▶ [INSTRUCTION]: Leave out the pictures and restate the rest of the data exactly.
★ ★ ★ ★
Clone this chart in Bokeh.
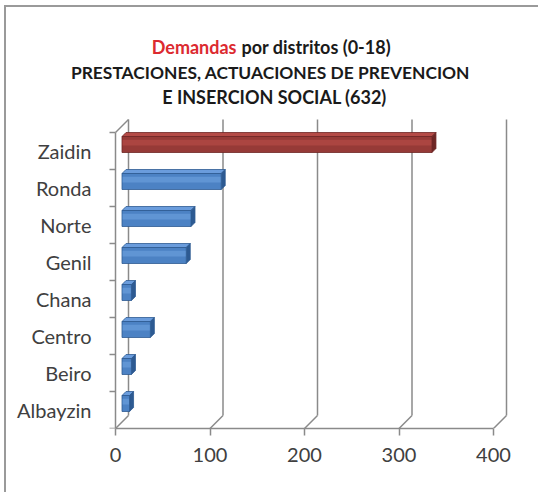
from bokeh.plotting import figure
from bokeh.models import Range1d, FixedTicker
from bokeh.core.properties import value
from bokeh.embed import file_html
from bokeh.resources import INLINE

# ---- data ----
categories = ["Albayzin", "Beiro", "Centro", "Chana", "Genil", "Norte", "Ronda", "Zaidin"]
values = [8, 10, 30, 10, 68, 73, 105, 328]
highlight = "Zaidin"
x_ticks = [0, 100, 200, 300, 400]
title_red = "Demandas"
title_rest = "por distritos (0-18)"
title_line2 = "PRESTACIONES, ACTUACIONES DE PREVENCION"
title_line3 = "E INSERCION SOCIAL (632)"

# ---- layout (page pixels) ----
OX, OY = 6, 7               # where the figure canvas starts on the page
W, H = 534, 487
FR_L, FR_R, FR_T, FR_B = OX, OX + W, OY, 428   # frame edges on the page
AX0 = 115                   # page x of value 0 on the front axis
LEFT, RIGHT, TOP, BOTTOM = FR_L - OX, OX + W - FR_R, FR_T - OY, OY + H - FR_B
PX_X = 94.5 / 100.0          # px per value unit
PX_Y = 37.0                  # px per category
X_START = (FR_L - AX0) / PX_X
X_END = (FR_R - AX0) / PX_X
Y_START = -0.5
Y_END = Y_START + (FR_B - FR_T) / PX_Y
DEPTH = 13.0
dxu, dyu = DEPTH / PX_X, DEPTH / PX_Y
BAR_DEPTH = 4.0
bdx, bdy = BAR_DEPTH / PX_X, BAR_DEPTH / PX_Y
BAR_H = 16.0 / PX_Y

FONT = "Lato"
GRID = "#8a8a8a"

def dx(px):
    return (px - AX0) / PX_X

def dy(py):
    return Y_START + (FR_B - py) / PX_Y

p = figure(width=W, height=H, output_backend="svg", toolbar_location=None,
           x_range=Range1d(X_START, X_END), y_range=Range1d(Y_START, Y_END),
           min_border=0, min_border_left=LEFT, min_border_right=RIGHT,
           min_border_top=TOP, min_border_bottom=BOTTOM,
           styles={"margin-left": "4px", "margin-top": "5px",
                   "border-left": "2px solid #9a9a9a", "border-top": "2px solid #9a9a9a"})
p.outline_line_color = None
p.xgrid.visible = False
p.ygrid.visible = False
p.background_fill_color = "white"
p.border_fill_color = "white"

# back wall gridlines + 3D connectors
n = len(categories)
y_top = n - 0.5
p.segment(x0=[t + dxu for t in x_ticks], y0=[Y_START + dyu] * len(x_ticks),
          x1=[t + dxu for t in x_ticks], y1=[y_top + dyu] * len(x_ticks),
          line_color=GRID, line_width=1.5)
p.segment(x0=x_ticks, y0=[Y_START] * len(x_ticks),
          x1=[t + dxu for t in x_ticks], y1=[Y_START + dyu] * len(x_ticks),
          line_color=GRID, line_width=1.5)
p.segment(x0=[0], y0=[y_top], x1=[dxu], y1=[y_top + dyu], line_color=GRID, line_width=1.5)

# axes
xa = p.xaxis[0]
xa.ticker = FixedTicker(ticks=x_ticks, minor_ticks=[])
xa.bounds = (0, 400)
xa.axis_line_color = GRID
xa.axis_line_width = 1.5
xa.major_tick_line_color = GRID
xa.major_tick_line_width = 1.5
xa.major_tick_out = 7
xa.major_tick_in = 0
xa.major_label_standoff = 12
xa.major_label_text_font = FONT
xa.major_label_text_font_size = "20px"
xa.major_label_text_color = "#404040"

ya = p.yaxis[0]
centers = list(range(n))
ya.fixed_location = 0
ya.ticker = FixedTicker(ticks=centers, minor_ticks=[i - 0.5 for i in range(n + 1)])
ya.bounds = (-0.5, n - 0.5)
ya.major_label_overrides = {i: c for i, c in enumerate(categories)}
ya.axis_line_color = GRID
ya.axis_line_width = 1.5
ya.major_tick_out = 0
ya.major_tick_in = 0
ya.minor_tick_out = 6
ya.minor_tick_in = 0
ya.minor_tick_line_color = GRID
ya.minor_tick_line_width = 1.5
ya.major_label_standoff = 18
ya.major_label_text_font = FONT
ya.major_label_text_font_size = "20px"
ya.major_label_text_color = "#404040"

# bars (3D look)
for cat, v, i in zip(categories, values, centers):
    red = cat == highlight
    base = "#963a37" if red else "#4c82c4"
    light = "#b44a46" if red else "#6a9cdc"
    dark = "#6e2624" if red else "#2d5a92"
    yc = i + dyu / 2
    x0 = dxu / 2
    x1 = x0 + v
    yb, yt = yc - BAR_H / 2, yc + BAR_H / 2
    p.patch(x=[x0, x1, x1 + bdx, x0 + bdx], y=[yt, yt, yt + bdy, yt + bdy],
            fill_color=light, line_color=dark, line_width=0.8)
    p.patch(x=[x1, x1 + bdx, x1 + bdx, x1], y=[yb, yb + bdy, yt + bdy, yt],
            fill_color=dark, line_color=dark, line_width=0.8)
    p.hbar(y=[yc], left=[x0], right=[x1], height=BAR_H,
           fill_color=base, line_color=dark, line_width=0.8)
    p.hbar(y=[yc + BAR_H * 0.12], left=[x0 + 0.6], right=[x1 - 0.6], height=BAR_H * 0.35,
           fill_color=light, line_color=None, fill_alpha=0.7)

# title (text glyphs inside the frame)
def lab(text, x, y, size, color="#1a1a1a", align="center"):
    p.text(x=[dx(x)], y=[dy(y)], text=[text], text_font=value(FONT),
           text_font_size=size, text_font_style="bold", text_color=color,
           text_align=align, text_baseline="alphabetic")

lab(title_red, 236, 46, "18px", color="#dc2a30", align="right")
lab(title_rest, 241, 46, "18px", align="left")
lab(title_line2, 270, 72, "17.4px")
lab(title_line3, 274, 96, "18px")

open("out.html", "w").write(file_html(p, INLINE))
★ ★ ★ ★
▶ [IN RESPONSE]:
Clone this chart in Bokeh.
from bokeh.plotting import figure
from bokeh.models import Range1d, FixedTicker
from bokeh.core.properties import value
from bokeh.embed import file_html
from bokeh.resources import INLINE

# ---- data ----
categories = ["Albayzin", "Beiro", "Centro", "Chana", "Genil", "Norte", "Ronda", "Zaidin"]
values = [8, 10, 30, 10, 68, 73, 105, 328]
highlight = "Zaidin"
x_ticks = [0, 100, 200, 300, 400]
title_red = "Demandas"
title_rest = "por distritos (0-18)"
title_line2 = "PRESTACIONES, ACTUACIONES DE PREVENCION"
title_line3 = "E INSERCION SOCIAL (632)"

# ---- layout (page pixels) ----
OX, OY = 6, 7               # where the figure canvas starts on the page
W, H = 534, 487
FR_L, FR_R, FR_T, FR_B = OX, OX + W, OY, 428   # frame edges on the page
AX0 = 115                   # page x of value 0 on the front axis
LEFT, RIGHT, TOP, BOTTOM = FR_L - OX, OX + W - FR_R, FR_T - OY, OY + H - FR_B
PX_X = 94.5 / 100.0          # px per value unit
PX_Y = 37.0                  # px per category
X_START = (FR_L - AX0) / PX_X
X_END = (FR_R - AX0) / PX_X
Y_START = -0.5
Y_END = Y_START + (FR_B - FR_T) / PX_Y
DEPTH = 13.0
dxu, dyu = DEPTH / PX_X, DEPTH / PX_Y
BAR_DEPTH = 4.0
bdx, bdy = BAR_DEPTH / PX_X, BAR_DEPTH / PX_Y
BAR_H = 16.0 / PX_Y

FONT = "Lato"
GRID = "#8a8a8a"

def dx(px):
    return (px - AX0) / PX_X

def dy(py):
    return Y_START + (FR_B - py) / PX_Y

p = figure(width=W, height=H, output_backend="svg", toolbar_location=None,
           x_range=Range1d(X_START, X_END), y_range=Range1d(Y_START, Y_END),
           min_border=0, min_border_left=LEFT, min_border_right=RIGHT,
           min_border_top=TOP, min_border_bottom=BOTTOM,
           styles={"margin-left": "4px", "margin-top": "5px",
                   "border-left": "2px solid #9a9a9a", "border-top": "2px solid #9a9a9a"})
p.outline_line_color = None
p.xgrid.visible = False
p.ygrid.visible = False
p.background_fill_color = "white"
p.border_fill_color = "white"

# back wall gridlines + 3D connectors
n = len(categories)
y_top = n - 0.5
p.segment(x0=[t + dxu for t in x_ticks], y0=[Y_START + dyu] * len(x_ticks),
          x1=[t + dxu for t in x_ticks], y1=[y_top + dyu] * len(x_ticks),
          line_color=GRID, line_width=1.5)
p.segment(x0=x_ticks, y0=[Y_START] * len(x_ticks),
          x1=[t + dxu for t in x_ticks], y1=[Y_START + dyu] * len(x_ticks),
          line_color=GRID, line_width=1.5)
p.segment(x0=[0], y0=[y_top], x1=[dxu], y1=[y_top + dyu], line_color=GRID, line_width=1.5)

# axes
xa = p.xaxis[0]
xa.ticker = FixedTicker(ticks=x_ticks, minor_ticks=[])
xa.bounds = (0, 400)
xa.axis_line_color = GRID
xa.axis_line_width = 1.5
xa.major_tick_line_color = GRID
xa.major_tick_line_width = 1.5
xa.major_tick_out = 7
xa.major_tick_in = 0
xa.major_label_standoff = 12
xa.major_label_text_font = FONT
xa.major_label_text_font_size = "20px"
xa.major_label_text_color = "#404040"

ya = p.yaxis[0]
centers = list(range(n))
ya.fixed_location = 0
ya.ticker = FixedTicker(ticks=centers, minor_ticks=[i - 0.5 for i in range(n + 1)])
ya.bounds = (-0.5, n - 0.5)
ya.major_label_overrides = {i: c for i, c in enumerate(categories)}
ya.axis_line_color = GRID
ya.axis_line_width = 1.5
ya.major_tick_out = 0
ya.major_tick_in = 0
ya.minor_tick_out = 6
ya.minor_tick_in = 0
ya.minor_tick_line_color = GRID
ya.minor_tick_line_width = 1.5
ya.major_label_standoff = 18
ya.major_label_text_font = FONT
ya.major_label_text_font_size = "20px"
ya.major_label_text_color = "#404040"

# bars (3D look)
for cat, v, i in zip(categories, values, centers):
    red = cat == highlight
    base = "#963a37" if red else "#4c82c4"
    light = "#b44a46" if red else "#6a9cdc"
    dark = "#6e2624" if red else "#2d5a92"
    yc = i + dyu / 2
    x0 = dxu / 2
    x1 = x0 + v
    yb, yt = yc - BAR_H / 2, yc + BAR_H / 2
    p.patch(x=[x0, x1, x1 + bdx, x0 + bdx], y=[yt, yt, yt + bdy, yt + bdy],
            fill_color=light, line_color=dark, line_width=0.8)
    p.patch(x=[x1, x1 + bdx, x1 + bdx, x1], y=[yb, yb + bdy, yt + bdy, yt],
            fill_color=dark, line_color=dark, line_width=0.8)
    p.hbar(y=[yc], left=[x0], right=[x1], height=BAR_H,
           fill_color=base, line_color=dark, line_width=0.8)
    p.hbar(y=[yc + BAR_H * 0.12], left=[x0 + 0.6], right=[x1 - 0.6], height=BAR_H * 0.35,
           fill_color=light, line_color=None, fill_alpha=0.7)

# title (text glyphs inside the frame)
def lab(text, x, y, size, color="#1a1a1a", align="center"):
    p.text(x=[dx(x)], y=[dy(y)], text=[text], text_font=value(FONT),
           text_font_size=size, text_font_style="bold", text_color=color,
           text_align=align, text_baseline="alphabetic")

lab(title_red, 236, 46, "18px", color="#dc2a30", align="right")
lab(title_rest, 241, 46, "18px", align="left")
lab(title_line2, 270, 72, "17.4px")
lab(title_line3, 274, 96, "18px")

open("out.html", "w").write(file_html(p, INLINE))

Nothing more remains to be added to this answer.